On the face of it things look even tougher in some ways for Shelbourne this week as the French are comfortably into their campaign, while the absence of Alan Moore and Stuart Byrne due to suspension on Thursday night will be a major blow for the home side.
But the decision to play once again at Lansdowne Road may well prove a greater blow still. Hopefully, the place will be sold out again although the relatively less than star-studded Lille squad combined with UEFA's Cup lesser standing make the occasion a somewhat harder sell.
Even if it is full, though, the switch to Ballsbridge only makes sense in strictly monetary terms for few teams with serious ambitions to stage the sort of upset required by Shelbourne would move a game like this out of their home ground - one rather well suited as it happens to discomforting a more highly ranked side - and into a national stadium.

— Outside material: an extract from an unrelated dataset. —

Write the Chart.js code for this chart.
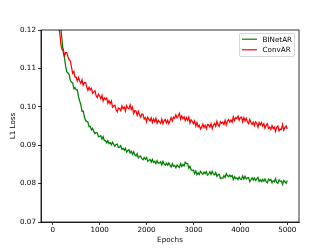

One consolation is that with the TV deal that was partly responsible for prompting the move having fallen through the 5.30 kick-off that was agreed to suit French couch potatoes has been abandoned and the game will now start at 7.0, thereby enabling more of the Dublin club's actual supporters to make it along.
Though they clearly operate in a stronger league, have deeper pockets and possess some talented players, there is little enough about Lille to inspire any great awe ahead of the game. Until Irish clubs are in a position to maximise what few advantages they possess, however, and target victory without being handicapped by the fear of defeat visitors like these will always arrive here suspecting that they already have the upper hand.
Shelbourne skipper Owen Heary has been named as the Eircom/Soccer Writers' Association of Ireland Player of the Month for August.